### What the exercise asks
Pictures stay out of the copy; restate everything else in the material exactly.

---- Supplied data

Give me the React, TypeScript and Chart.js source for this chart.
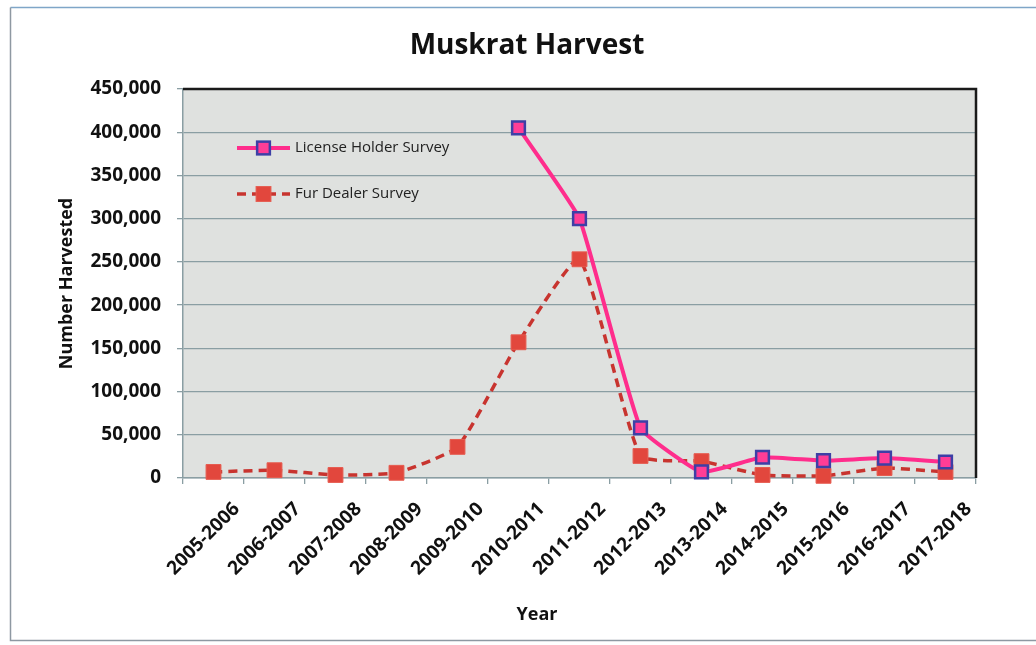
import React, { useEffect, useRef } from "react";
import { Chart, registerables } from "chart.js";

Chart.register(...registerables);

const seasons = [
  "2005-2006", "2006-2007", "2007-2008", "2008-2009", "2009-2010", "2010-2011", "2011-2012",
  "2012-2013", "2013-2014", "2014-2015", "2015-2016", "2016-2017", "2017-2018",
];
const licenseHolderSurvey = [null, null, null, null, null, 405000, 300000, 58000, 7000, 24000, 20000, 23000, 18500];
const furDealerSurvey = [7000, 9000, 3500, 6000, 36000, 157000, 253000, 25500, 19500, 3500, 2500, 11500, 7000];
const seriesNames = ["License Holder Survey", "Fur Dealer Survey"];
const chartTitle = "Muskrat Harvest";
const xTitle = "Year";
const yTitle = "Number Harvested";
const yMin = 0;
const yMax = 450000;
const yStep = 50000;

const FONT = '"Open Sans", "Noto Sans", sans-serif';

const decorPlugin = {
  id: "decor",
  beforeDraw(chart: any) {
    const { ctx, chartArea: a } = chart;
    ctx.save();
    ctx.fillStyle = "#ffffff";
    ctx.fillRect(0, 0, chart.width, chart.height);
    // outer frame
    ctx.lineWidth = 1.5;
    ctx.strokeStyle = "#7fa6c8";
    ctx.beginPath();
    ctx.moveTo(10.5, 7.5);
    ctx.lineTo(1040, 7.5);
    ctx.stroke();
    ctx.strokeStyle = "#8e98a2";
    ctx.beginPath();
    ctx.moveTo(10.5, 7.5);
    ctx.lineTo(10.5, 640.5);
    ctx.lineTo(1040, 640.5);
    ctx.stroke();
    // plot background
    ctx.fillStyle = "#dfe1df";
    ctx.fillRect(a.left, a.top, a.right - a.left, a.bottom - a.top);
    ctx.restore();
  },
  afterDraw(chart: any) {
    const { ctx, chartArea: a } = chart;
    ctx.save();
    // plot border top & right
    ctx.strokeStyle = "#1a1a1a";
    ctx.lineWidth = 2.5;
    ctx.beginPath();
    ctx.moveTo(a.left, a.top);
    ctx.lineTo(a.right, a.top);
    ctx.lineTo(a.right, a.bottom);
    ctx.stroke();

    // title
    ctx.fillStyle = "#111111";
    ctx.textAlign = "center";
    ctx.textBaseline = "middle";
    ctx.font = `bold 28px ${FONT}`;
    ctx.fillText(chartTitle, 527, 46);
    // x title
    ctx.font = `bold 18px ${FONT}`;
    ctx.fillText(xTitle, 537, 615);

    // legend inside plot
    const ds = chart.data.datasets;
    const rows = [a.top + 59, a.top + 105];
    ds.forEach((d: any, i: number) => {
      const y = rows[i];
      const x0 = a.left + 54;
      const x1 = a.left + 107;
      const xm = (x0 + x1) / 2;
      ctx.save();
      ctx.strokeStyle = d.borderColor;
      ctx.lineWidth = d.borderWidth;
      ctx.setLineDash(d.borderDash || []);
      ctx.beginPath();
      ctx.moveTo(x0, y);
      ctx.lineTo(x1, y);
      ctx.stroke();
      ctx.setLineDash([]);
      const s = d.pointRadius * Math.SQRT1_2;
      ctx.fillStyle = d.pointBackgroundColor;
      ctx.fillRect(xm - s, y - s, 2 * s, 2 * s);
      if (d.pointBorderWidth) {
        ctx.strokeStyle = d.pointBorderColor;
        ctx.lineWidth = d.pointBorderWidth;
        ctx.strokeRect(xm - s, y - s, 2 * s, 2 * s);
      }
      ctx.restore();
      ctx.fillStyle = "#222222";
      ctx.textAlign = "left";
      ctx.textBaseline = "middle";
      ctx.font = `15px ${FONT}`;
      ctx.fillText(d.label, a.left + 112, y);
    });
    ctx.restore();
  },
};

export default function App() {
  const ref = useRef<HTMLCanvasElement | null>(null);

  useEffect(() => {
    document.body.style.margin = "0";
    document.body.style.overflow = "hidden";
    const canvas = ref.current;
    if (!canvas) return;
    const gridColor = "#8a9ea3";
    const chart = new Chart(canvas, {
      type: "line",
      data: {
        labels: seasons,
        datasets: [
          {
            label: seriesNames[0],
            data: licenseHolderSurvey,
            borderColor: "#ff2d8c",
            borderWidth: 4,
            tension: 0.12,
            pointStyle: "rect",
            pointRadius: 9,
            pointBackgroundColor: "#ff3d96",
            pointBorderColor: "#3d3fa6",
            pointBorderWidth: 2.5,
            clip: false,
          } as any,
          {
            label: seriesNames[1],
            data: furDealerSurvey,
            borderColor: "#c8342f",
            borderWidth: 3.5,
            borderDash: [9, 6],
            tension: 0.15,
            pointStyle: "rect",
            pointRadius: 10.5,
            pointBackgroundColor: "#e2473d",
            pointBorderColor: "#e65b4f",
            pointBorderWidth: 1,
            clip: false,
          } as any,
        ],
      },
      options: {
        responsive: false,
        animation: false,
        layout: { padding: { left: 0, right: 60, top: 89, bottom: 0 } },
        plugins: {
          legend: { display: false },
          title: { display: false },
          tooltip: { enabled: false },
        },
        scales: {
          x: {
            offset: true,
            afterFit: (scale: any) => {
              scale.height = 167;
            },
            grid: {
              display: true,
              drawOnChartArea: false,
              drawTicks: true,
              tickLength: 6,
              offset: true,
              color: gridColor,
              lineWidth: 1.3,
            },
            border: { display: true, color: gridColor, width: 1.5 },
            ticks: {
              autoSkip: false,
              maxRotation: 45,
              minRotation: 45,
              labelOffset: 23,
              padding: 14,
              color: "#111111",
              font: { family: FONT, size: 19, weight: "bold" },
            },
          },
          y: {
            min: yMin,
            max: yMax,
            afterFit: (scale: any) => {
              scale.width = 183;
            },
            grid: {
              color: gridColor,
              lineWidth: 1.3,
              tickLength: 6,
            },
            border: { display: true, color: gridColor, width: 1.5 },
            ticks: {
              stepSize: yStep,
              padding: 16,
              color: "#111111",
              font: { family: FONT, size: 19, weight: "bold" },
              callback: (v: any) => Number(v).toLocaleString("en-US"),
            },
            title: {
              display: true,
              text: yTitle,
              color: "#111111",
              padding: { top: 56, bottom: 0 },
              font: { family: FONT, size: 18, weight: "bold" },
            },
          },
        },
      },
      plugins: [decorPlugin],
    });
    return () => chart.destroy();
  }, []);

  return (
    <div style={{ width: 1036, height: 645 }}>
      <canvas ref={ref} width={1036} height={645} style={{ display: "block" }} />
    </div>
  );
}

--------

### Solution
Give me the React, TypeScript and Chart.js source for this chart.
import React, { useEffect, useRef } from "react";
import { Chart, registerables } from "chart.js";

Chart.register(...registerables);

const seasons = [
  "2005-2006", "2006-2007", "2007-2008", "2008-2009", "2009-2010", "2010-2011", "2011-2012",
  "2012-2013", "2013-2014", "2014-2015", "2015-2016", "2016-2017", "2017-2018",
];
const licenseHolderSurvey = [null, null, null, null, null, 405000, 300000, 58000, 7000, 24000, 20000, 23000, 18500];
const furDealerSurvey = [7000, 9000, 3500, 6000, 36000, 157000, 253000, 25500, 19500, 3500, 2500, 11500, 7000];
const seriesNames = ["License Holder Survey", "Fur Dealer Survey"];
const chartTitle = "Muskrat Harvest";
const xTitle = "Year";
const yTitle = "Number Harvested";
const yMin = 0;
const yMax = 450000;
const yStep = 50000;

const FONT = '"Open Sans", "Noto Sans", sans-serif';

const decorPlugin = {
  id: "decor",
  beforeDraw(chart: any) {
    const { ctx, chartArea: a } = chart;
    ctx.save();
    ctx.fillStyle = "#ffffff";
    ctx.fillRect(0, 0, chart.width, chart.height);
    // outer frame
    ctx.lineWidth = 1.5;
    ctx.strokeStyle = "#7fa6c8";
    ctx.beginPath();
    ctx.moveTo(10.5, 7.5);
    ctx.lineTo(1040, 7.5);
    ctx.stroke();
    ctx.strokeStyle = "#8e98a2";
    ctx.beginPath();
    ctx.moveTo(10.5, 7.5);
    ctx.lineTo(10.5, 640.5);
    ctx.lineTo(1040, 640.5);
    ctx.stroke();
    // plot background
    ctx.fillStyle = "#dfe1df";
    ctx.fillRect(a.left, a.top, a.right - a.left, a.bottom - a.top);
    ctx.restore();
  },
  afterDraw(chart: any) {
    const { ctx, chartArea: a } = chart;
    ctx.save();
    // plot border top & right
    ctx.strokeStyle = "#1a1a1a";
    ctx.lineWidth = 2.5;
    ctx.beginPath();
    ctx.moveTo(a.left, a.top);
    ctx.lineTo(a.right, a.top);
    ctx.lineTo(a.right, a.bottom);
    ctx.stroke();

    // title
    ctx.fillStyle = "#111111";
    ctx.textAlign = "center";
    ctx.textBaseline = "middle";
    ctx.font = `bold 28px ${FONT}`;
    ctx.fillText(chartTitle, 527, 46);
    // x title
    ctx.font = `bold 18px ${FONT}`;
    ctx.fillText(xTitle, 537, 615);

    // legend inside plot
    const ds = chart.data.datasets;
    const rows = [a.top + 59, a.top + 105];
    ds.forEach((d: any, i: number) => {
      const y = rows[i];
      const x0 = a.left + 54;
      const x1 = a.left + 107;
      const xm = (x0 + x1) / 2;
      ctx.save();
      ctx.strokeStyle = d.borderColor;
      ctx.lineWidth = d.borderWidth;
      ctx.setLineDash(d.borderDash || []);
      ctx.beginPath();
      ctx.moveTo(x0, y);
      ctx.lineTo(x1, y);
      ctx.stroke();
      ctx.setLineDash([]);
      const s = d.pointRadius * Math.SQRT1_2;
      ctx.fillStyle = d.pointBackgroundColor;
      ctx.fillRect(xm - s, y - s, 2 * s, 2 * s);
      if (d.pointBorderWidth) {
        ctx.strokeStyle = d.pointBorderColor;
        ctx.lineWidth = d.pointBorderWidth;
        ctx.strokeRect(xm - s, y - s, 2 * s, 2 * s);
      }
      ctx.restore();
      ctx.fillStyle = "#222222";
      ctx.textAlign = "left";
      ctx.textBaseline = "middle";
      ctx.font = `15px ${FONT}`;
      ctx.fillText(d.label, a.left + 112, y);
    });
    ctx.restore();
  },
};

export default function App() {
  const ref = useRef<HTMLCanvasElement | null>(null);

  useEffect(() => {
    document.body.style.margin = "0";
    document.body.style.overflow = "hidden";
    const canvas = ref.current;
    if (!canvas) return;
    const gridColor = "#8a9ea3";
    const chart = new Chart(canvas, {
      type: "line",
      data: {
        labels: seasons,
        datasets: [
          {
            label: seriesNames[0],
            data: licenseHolderSurvey,
            borderColor: "#ff2d8c",
            borderWidth: 4,
            tension: 0.12,
            pointStyle: "rect",
            pointRadius: 9,
            pointBackgroundColor: "#ff3d96",
            pointBorderColor: "#3d3fa6",
            pointBorderWidth: 2.5,
            clip: false,
          } as any,
          {
            label: seriesNames[1],
            data: furDealerSurvey,
            borderColor: "#c8342f",
            borderWidth: 3.5,
            borderDash: [9, 6],
            tension: 0.15,
            pointStyle: "rect",
            pointRadius: 10.5,
            pointBackgroundColor: "#e2473d",
            pointBorderColor: "#e65b4f",
            pointBorderWidth: 1,
            clip: false,
          } as any,
        ],
      },
      options: {
        responsive: false,
        animation: false,
        layout: { padding: { left: 0, right: 60, top: 89, bottom: 0 } },
        plugins: {
          legend: { display: false },
          title: { display: false },
          tooltip: { enabled: false },
        },
        scales: {
          x: {
            offset: true,
            afterFit: (scale: any) => {
              scale.height = 167;
            },
            grid: {
              display: true,
              drawOnChartArea: false,
              drawTicks: true,
              tickLength: 6,
              offset: true,
              color: gridColor,
              lineWidth: 1.3,
            },
            border: { display: true, color: gridColor, width: 1.5 },
            ticks: {
              autoSkip: false,
              maxRotation: 45,
              minRotation: 45,
              labelOffset: 23,
              padding: 14,
              color: "#111111",
              font: { family: FONT, size: 19, weight: "bold" },
            },
          },
          y: {
            min: yMin,
            max: yMax,
            afterFit: (scale: any) => {
              scale.width = 183;
            },
            grid: {
              color: gridColor,
              lineWidth: 1.3,
              tickLength: 6,
            },
            border: { display: true, color: gridColor, width: 1.5 },
            ticks: {
              stepSize: yStep,
              padding: 16,
              color: "#111111",
              font: { family: FONT, size: 19, weight: "bold" },
              callback: (v: any) => Number(v).toLocaleString("en-US"),
            },
            title: {
              display: true,
              text: yTitle,
              color: "#111111",
              padding: { top: 56, bottom: 0 },
              font: { family: FONT, size: 18, weight: "bold" },
            },
          },
        },
      },
      plugins: [decorPlugin],
    });
    return () => chart.destroy();
  }, []);

  return (
    <div style={{ width: 1036, height: 645 }}>
      <canvas ref={ref} width={1036} height={645} style={{ display: "block" }} />
    </div>
  );
}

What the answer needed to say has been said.